From 2010 onwards, both investment and the money contributed to reserves increased. But there was a clear gap indicating that firms were contributing more money to reserves than to investments.

“This may also have been significantly affected by greater caution exercised by firms in the years following the economic crisis, although this does not explain continued accumulation in later years,” the research found.

Where firms have been investing, the study observed that most were focusing more on capital expenditure aimed at maintaining current operations than on expansion. Here, however, the report did caution that data in this area was limited.

When excluding the large internationalised companies, the research found that most of the mergers and acquisitions in recent years, measured in terms of value, were taking place outside South Africa. On average, only 39% occurred locally between 2011 and 2016.

The research said that often such transactions do not represent an increase in real net wealth for the economy as a whole, although in some cases they may raise significant efficiencies. At the same time, mergers raise further questions about the increase in the concentration of the economy and the risk of anticompetitive behaviour.

Vilakazi said the polarisation of views between business and government is unhelpful and the solution to low investment lies in “recognising that each stakeholder has an important role and responsibility in addressing the current economic challenges”.

Firms are responsive to economic incentives and issues that affect the bottom line, particularly where costs can be cut, he said. In practice, this could include leveraging the existing incentive programmes that the trade and industry department already has in place, as well as encouraging investment domestically that includes black enterprises in the value and supply chains as a rule.
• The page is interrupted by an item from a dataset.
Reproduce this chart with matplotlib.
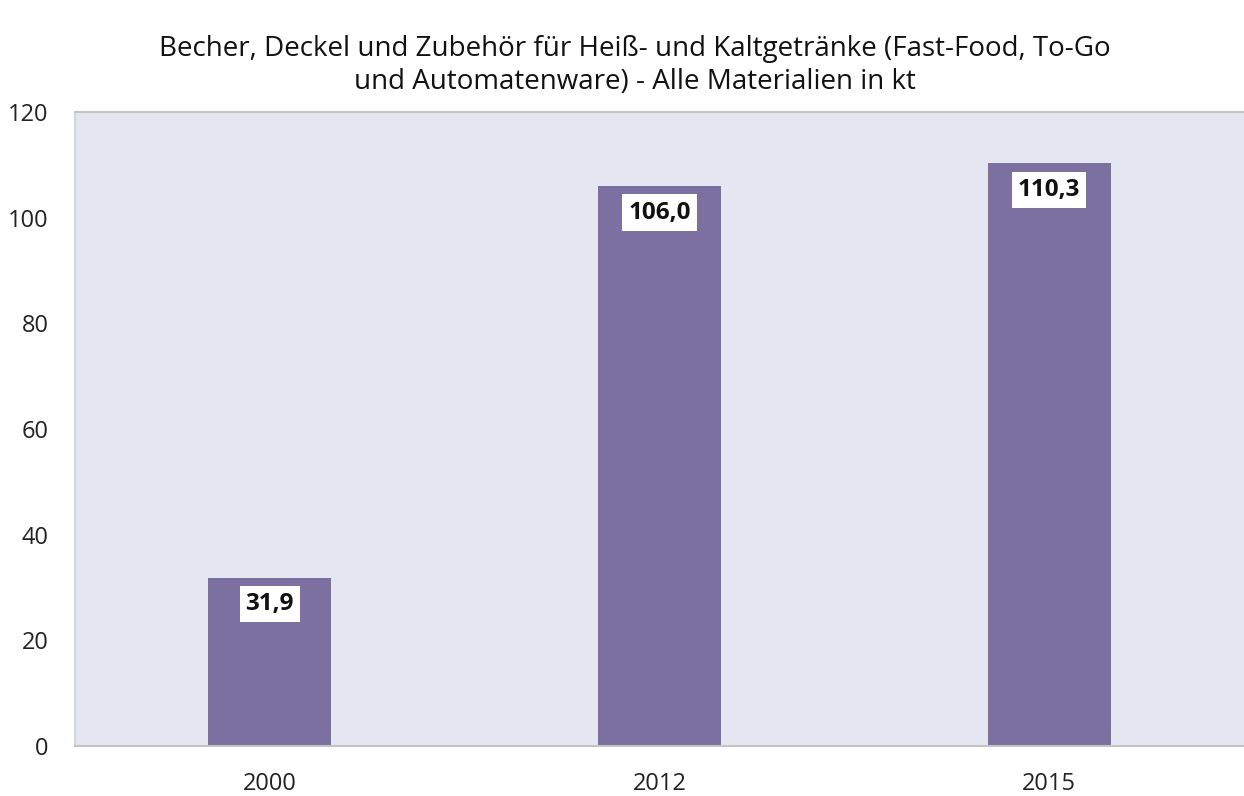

“Firms need to believe that government will follow through on its commitments, and vice versa, and putting in place appropriate conditionalities on the use of those incentives is critical,” he said.

Policy and regulatory tools needed to address industrial development, Vilakazi noted, adding that competition law needed to be strengthened to deal with anticompetitive conduct that undermines participation and investment by rival firms.


Banks stash their cash for good reason

On average, South African banks have contributed most to the cash reserves that the country’s top companies have accumulated in recent years. Between 2005 and 2016, this amounted to R25-billion, according to research by the Centre for Competition Regulation and Economic Development.

Although this could be explained by increases in liquidity requirements determined by regulations, this did not explain the growth of the reserves, the research noted.

Examining data from the South African Reserve Bank, it noted that loans for investments have remained stagnant relative to household loans and advances to different industries.

The findings point to broader concerns about banks’ slow lending to emerging firms, particularly black entrepreneurs.

The managing director of the Banking Association South Africa (Basa), Cas Coovadia, acknowledged that there were challenges, but that banks had lent more than R41-billion to black-owned small and medium enterprises between 2012 and 2015.

The sector faces increased regulation and emerging market challenges, including the reality that many South Africans have been interacting with the banking system in only the past two decades.

Coovadia said, these challenges aside, the new revised financial sector charter code identifies a “significant amount of money targeted towards black industrialists”.

South Africa needed to grow other areas such as its venture capital market to support black emerging businesses, he said. Venture capital, unlike the debt financing provided by banks, was longer term and venture capitalists could get directly involved in businesses.

Better co-ordination and co-operation was needed between government schemes meant to support black businesses and the private financial sector, Coovadia said, including identifying areas in the market that are not working.